**Records for the exercise:**
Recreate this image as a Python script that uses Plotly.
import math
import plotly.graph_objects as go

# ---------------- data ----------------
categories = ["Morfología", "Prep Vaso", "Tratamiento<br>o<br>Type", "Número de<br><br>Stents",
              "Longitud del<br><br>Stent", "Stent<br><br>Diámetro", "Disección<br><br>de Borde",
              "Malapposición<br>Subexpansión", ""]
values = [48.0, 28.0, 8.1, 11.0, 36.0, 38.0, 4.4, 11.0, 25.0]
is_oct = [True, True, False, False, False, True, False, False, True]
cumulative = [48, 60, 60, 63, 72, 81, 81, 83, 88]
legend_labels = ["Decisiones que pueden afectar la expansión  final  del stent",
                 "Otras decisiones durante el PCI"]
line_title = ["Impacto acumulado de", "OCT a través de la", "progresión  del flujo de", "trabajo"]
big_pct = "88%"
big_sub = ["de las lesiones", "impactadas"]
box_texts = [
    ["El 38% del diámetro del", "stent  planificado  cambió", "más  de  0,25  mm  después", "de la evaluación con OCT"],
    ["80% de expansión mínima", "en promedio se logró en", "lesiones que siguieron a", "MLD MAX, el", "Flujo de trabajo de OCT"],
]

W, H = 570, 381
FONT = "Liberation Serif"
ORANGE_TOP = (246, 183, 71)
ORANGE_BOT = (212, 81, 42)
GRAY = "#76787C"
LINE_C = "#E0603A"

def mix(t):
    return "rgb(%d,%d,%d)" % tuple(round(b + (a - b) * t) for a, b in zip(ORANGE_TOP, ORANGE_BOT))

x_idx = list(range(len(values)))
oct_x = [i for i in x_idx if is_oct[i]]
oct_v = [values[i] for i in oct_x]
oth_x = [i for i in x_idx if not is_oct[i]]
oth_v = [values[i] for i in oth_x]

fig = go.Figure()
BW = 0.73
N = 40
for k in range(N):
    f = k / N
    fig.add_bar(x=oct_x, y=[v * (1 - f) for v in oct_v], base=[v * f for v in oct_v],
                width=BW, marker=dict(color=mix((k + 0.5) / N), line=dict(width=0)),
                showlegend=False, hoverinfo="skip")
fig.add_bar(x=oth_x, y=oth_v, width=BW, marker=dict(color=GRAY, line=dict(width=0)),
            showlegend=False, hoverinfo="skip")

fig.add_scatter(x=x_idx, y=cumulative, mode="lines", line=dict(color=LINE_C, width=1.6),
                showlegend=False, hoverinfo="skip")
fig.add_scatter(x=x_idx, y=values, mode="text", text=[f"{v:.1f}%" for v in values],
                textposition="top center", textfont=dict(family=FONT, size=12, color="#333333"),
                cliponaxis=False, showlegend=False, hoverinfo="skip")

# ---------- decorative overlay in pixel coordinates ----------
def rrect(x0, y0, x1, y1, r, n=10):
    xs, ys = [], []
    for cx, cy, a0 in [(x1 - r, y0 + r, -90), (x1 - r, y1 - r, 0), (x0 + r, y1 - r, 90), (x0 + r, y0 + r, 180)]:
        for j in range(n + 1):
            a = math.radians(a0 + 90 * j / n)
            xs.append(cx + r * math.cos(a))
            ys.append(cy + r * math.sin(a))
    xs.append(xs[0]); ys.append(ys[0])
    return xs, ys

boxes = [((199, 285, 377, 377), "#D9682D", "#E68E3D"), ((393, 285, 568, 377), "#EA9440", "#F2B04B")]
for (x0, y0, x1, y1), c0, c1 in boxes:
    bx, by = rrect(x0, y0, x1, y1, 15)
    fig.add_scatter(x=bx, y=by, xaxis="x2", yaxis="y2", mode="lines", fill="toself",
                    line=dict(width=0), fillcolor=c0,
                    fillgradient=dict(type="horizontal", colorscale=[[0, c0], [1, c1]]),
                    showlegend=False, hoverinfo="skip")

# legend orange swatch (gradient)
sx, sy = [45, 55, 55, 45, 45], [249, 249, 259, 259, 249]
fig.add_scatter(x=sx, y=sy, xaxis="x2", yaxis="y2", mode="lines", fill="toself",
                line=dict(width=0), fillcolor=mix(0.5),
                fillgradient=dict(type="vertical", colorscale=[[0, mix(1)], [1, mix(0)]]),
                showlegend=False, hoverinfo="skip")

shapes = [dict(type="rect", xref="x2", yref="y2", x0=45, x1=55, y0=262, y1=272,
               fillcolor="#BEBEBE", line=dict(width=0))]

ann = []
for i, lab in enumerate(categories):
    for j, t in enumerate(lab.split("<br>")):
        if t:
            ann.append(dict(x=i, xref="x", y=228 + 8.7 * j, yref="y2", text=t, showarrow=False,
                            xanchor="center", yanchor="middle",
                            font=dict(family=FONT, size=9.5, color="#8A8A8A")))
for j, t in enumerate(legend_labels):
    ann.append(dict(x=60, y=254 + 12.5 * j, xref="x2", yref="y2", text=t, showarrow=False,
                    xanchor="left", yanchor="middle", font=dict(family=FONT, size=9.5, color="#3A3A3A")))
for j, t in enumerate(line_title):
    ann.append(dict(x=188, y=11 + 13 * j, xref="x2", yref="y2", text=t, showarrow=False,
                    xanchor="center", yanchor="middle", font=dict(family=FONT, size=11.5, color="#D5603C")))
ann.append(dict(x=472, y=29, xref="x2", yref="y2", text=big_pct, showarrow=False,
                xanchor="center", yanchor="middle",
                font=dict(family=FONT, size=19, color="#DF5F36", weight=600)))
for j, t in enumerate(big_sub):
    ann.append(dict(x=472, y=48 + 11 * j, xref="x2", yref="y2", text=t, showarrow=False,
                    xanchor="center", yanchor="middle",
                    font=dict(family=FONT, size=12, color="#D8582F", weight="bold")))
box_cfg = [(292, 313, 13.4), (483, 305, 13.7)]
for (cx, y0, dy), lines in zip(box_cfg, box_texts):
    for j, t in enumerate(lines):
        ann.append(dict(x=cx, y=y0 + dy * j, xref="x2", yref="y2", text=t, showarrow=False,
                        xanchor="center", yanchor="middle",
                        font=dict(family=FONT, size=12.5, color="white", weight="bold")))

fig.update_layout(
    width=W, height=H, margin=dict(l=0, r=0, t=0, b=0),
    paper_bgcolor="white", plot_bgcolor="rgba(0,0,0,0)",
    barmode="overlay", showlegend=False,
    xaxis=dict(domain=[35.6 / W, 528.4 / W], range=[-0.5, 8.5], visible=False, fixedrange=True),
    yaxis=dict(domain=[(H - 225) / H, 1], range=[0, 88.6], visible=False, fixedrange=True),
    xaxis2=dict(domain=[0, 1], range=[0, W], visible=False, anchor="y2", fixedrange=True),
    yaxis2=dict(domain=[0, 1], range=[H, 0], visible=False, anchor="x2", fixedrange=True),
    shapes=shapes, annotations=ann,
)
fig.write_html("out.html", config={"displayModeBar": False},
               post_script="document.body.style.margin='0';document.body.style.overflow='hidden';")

---

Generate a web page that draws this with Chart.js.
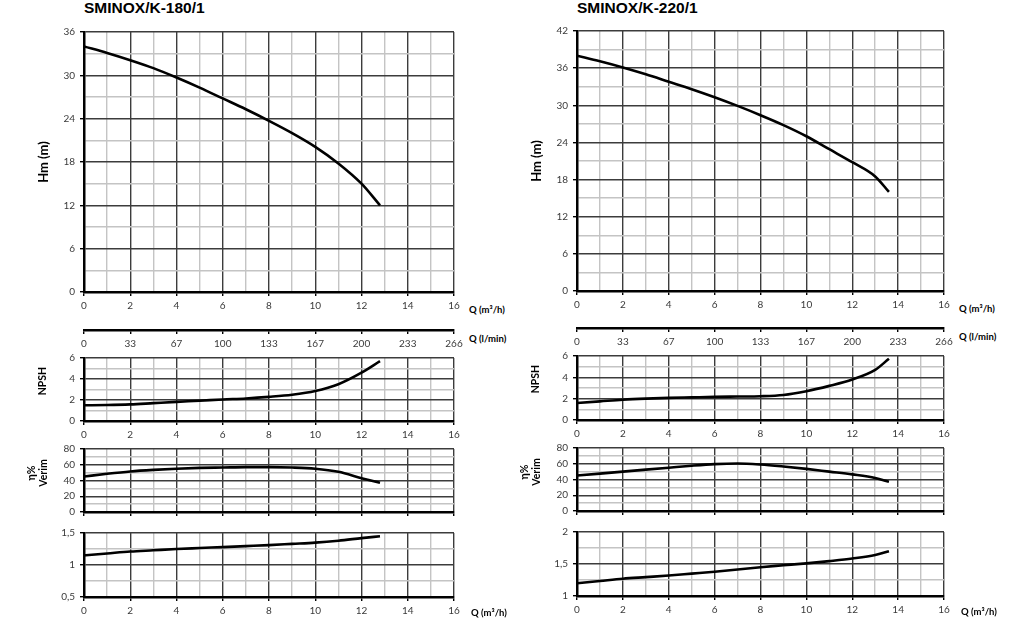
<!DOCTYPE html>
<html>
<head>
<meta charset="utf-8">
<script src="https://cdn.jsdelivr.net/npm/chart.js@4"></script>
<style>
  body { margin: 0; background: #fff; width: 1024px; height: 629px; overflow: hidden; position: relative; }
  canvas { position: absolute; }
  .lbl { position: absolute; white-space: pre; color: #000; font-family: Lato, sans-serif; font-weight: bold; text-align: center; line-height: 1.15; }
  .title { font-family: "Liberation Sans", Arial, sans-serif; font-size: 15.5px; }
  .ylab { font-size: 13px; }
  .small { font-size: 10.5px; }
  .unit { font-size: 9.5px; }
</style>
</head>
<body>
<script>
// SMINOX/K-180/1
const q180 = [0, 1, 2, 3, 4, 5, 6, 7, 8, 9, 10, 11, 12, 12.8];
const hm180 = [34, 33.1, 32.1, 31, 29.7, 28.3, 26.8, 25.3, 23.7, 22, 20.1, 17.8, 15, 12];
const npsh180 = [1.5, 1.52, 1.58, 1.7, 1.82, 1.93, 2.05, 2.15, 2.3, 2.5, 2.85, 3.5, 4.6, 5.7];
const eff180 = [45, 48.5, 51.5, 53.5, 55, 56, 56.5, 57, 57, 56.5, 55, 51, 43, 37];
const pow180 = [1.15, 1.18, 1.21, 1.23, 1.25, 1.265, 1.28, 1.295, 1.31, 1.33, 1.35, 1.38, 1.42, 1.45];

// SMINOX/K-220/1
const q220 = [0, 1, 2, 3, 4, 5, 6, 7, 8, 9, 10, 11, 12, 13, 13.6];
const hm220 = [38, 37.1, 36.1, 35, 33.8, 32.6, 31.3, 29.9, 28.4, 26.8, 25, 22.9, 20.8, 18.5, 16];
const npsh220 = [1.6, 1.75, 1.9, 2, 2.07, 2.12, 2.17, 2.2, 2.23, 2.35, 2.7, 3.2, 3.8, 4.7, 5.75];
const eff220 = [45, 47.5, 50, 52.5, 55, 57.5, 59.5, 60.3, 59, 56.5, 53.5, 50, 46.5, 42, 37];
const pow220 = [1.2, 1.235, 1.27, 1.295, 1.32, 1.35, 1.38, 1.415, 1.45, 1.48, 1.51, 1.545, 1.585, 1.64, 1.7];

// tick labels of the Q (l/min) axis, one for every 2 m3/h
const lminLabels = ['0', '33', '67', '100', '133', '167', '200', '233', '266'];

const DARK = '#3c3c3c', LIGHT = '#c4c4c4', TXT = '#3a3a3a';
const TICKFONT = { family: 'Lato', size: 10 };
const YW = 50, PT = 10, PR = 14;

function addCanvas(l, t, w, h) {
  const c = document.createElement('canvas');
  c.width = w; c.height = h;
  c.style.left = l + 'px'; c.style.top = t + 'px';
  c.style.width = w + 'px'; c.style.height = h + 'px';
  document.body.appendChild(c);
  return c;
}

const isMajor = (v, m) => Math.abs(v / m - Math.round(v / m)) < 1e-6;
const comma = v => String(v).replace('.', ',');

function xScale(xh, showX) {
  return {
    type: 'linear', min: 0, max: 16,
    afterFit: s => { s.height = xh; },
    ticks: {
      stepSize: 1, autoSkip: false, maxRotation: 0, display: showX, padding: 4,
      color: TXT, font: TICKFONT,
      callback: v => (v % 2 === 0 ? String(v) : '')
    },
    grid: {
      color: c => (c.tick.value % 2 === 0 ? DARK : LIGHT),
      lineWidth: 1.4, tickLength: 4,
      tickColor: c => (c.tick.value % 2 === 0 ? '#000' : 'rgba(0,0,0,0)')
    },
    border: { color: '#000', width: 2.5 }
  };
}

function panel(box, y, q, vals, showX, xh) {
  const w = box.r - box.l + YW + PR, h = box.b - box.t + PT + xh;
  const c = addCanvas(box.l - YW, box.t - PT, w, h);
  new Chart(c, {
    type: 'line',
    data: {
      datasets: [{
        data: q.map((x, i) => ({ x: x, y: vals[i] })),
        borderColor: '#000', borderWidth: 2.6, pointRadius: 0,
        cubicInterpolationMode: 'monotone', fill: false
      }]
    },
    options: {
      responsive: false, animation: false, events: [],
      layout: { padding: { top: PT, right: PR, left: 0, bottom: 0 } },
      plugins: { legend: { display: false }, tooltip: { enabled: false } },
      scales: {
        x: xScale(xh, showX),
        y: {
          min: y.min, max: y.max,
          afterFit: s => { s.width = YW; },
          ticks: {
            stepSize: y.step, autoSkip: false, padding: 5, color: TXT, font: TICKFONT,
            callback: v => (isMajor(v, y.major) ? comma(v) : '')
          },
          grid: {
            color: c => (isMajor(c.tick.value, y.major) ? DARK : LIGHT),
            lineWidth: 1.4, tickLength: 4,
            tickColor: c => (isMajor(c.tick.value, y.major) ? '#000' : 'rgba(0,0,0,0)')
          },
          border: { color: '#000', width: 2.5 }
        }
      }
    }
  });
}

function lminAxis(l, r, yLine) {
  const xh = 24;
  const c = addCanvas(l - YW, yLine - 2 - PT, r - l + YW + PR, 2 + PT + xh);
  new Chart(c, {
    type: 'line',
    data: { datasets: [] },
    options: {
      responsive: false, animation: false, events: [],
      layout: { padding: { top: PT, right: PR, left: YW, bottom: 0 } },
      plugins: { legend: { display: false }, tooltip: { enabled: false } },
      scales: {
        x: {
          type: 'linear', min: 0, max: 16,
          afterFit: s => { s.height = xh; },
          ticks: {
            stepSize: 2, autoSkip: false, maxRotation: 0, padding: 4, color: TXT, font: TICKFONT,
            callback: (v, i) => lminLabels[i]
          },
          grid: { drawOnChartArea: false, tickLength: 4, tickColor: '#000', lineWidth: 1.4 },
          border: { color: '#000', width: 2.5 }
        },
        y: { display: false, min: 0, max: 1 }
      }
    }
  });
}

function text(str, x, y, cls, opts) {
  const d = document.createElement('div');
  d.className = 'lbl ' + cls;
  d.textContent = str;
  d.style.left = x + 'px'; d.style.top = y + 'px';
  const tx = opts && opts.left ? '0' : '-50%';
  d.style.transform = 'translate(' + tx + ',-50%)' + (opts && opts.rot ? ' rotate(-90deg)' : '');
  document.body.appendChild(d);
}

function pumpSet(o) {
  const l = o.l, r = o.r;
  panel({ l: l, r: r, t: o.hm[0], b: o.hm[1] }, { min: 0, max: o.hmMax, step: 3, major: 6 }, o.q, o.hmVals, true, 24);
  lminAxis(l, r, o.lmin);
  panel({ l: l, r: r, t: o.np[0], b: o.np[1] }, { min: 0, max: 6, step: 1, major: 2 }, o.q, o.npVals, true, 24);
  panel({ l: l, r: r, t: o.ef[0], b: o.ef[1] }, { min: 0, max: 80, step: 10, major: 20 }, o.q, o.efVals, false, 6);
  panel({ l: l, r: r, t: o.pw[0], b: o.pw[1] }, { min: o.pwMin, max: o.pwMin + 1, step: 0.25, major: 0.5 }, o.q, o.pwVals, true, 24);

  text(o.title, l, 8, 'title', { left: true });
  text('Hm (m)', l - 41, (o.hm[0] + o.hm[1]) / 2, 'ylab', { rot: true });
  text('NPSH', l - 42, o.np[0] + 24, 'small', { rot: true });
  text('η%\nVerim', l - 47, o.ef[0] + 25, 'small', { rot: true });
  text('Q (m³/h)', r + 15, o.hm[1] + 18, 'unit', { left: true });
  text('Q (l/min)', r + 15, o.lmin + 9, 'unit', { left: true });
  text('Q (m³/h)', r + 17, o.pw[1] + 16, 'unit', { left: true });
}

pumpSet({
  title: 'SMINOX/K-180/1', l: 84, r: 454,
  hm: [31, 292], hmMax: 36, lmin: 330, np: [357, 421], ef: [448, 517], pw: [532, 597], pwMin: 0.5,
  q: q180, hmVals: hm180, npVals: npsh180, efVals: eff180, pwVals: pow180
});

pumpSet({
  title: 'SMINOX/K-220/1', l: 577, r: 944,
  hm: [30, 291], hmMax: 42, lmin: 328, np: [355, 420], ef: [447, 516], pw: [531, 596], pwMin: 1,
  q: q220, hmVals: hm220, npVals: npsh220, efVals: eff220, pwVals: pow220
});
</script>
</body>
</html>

**Work to be completed:**
Give back exactly the lines running from the line that contains "Recreate this image" through the line that contains "import plotly.graph_objects as go", and nothing outside them.

**The result:**
Recreate this image as a Python script that uses Plotly.
import math
import plotly.graph_objects as go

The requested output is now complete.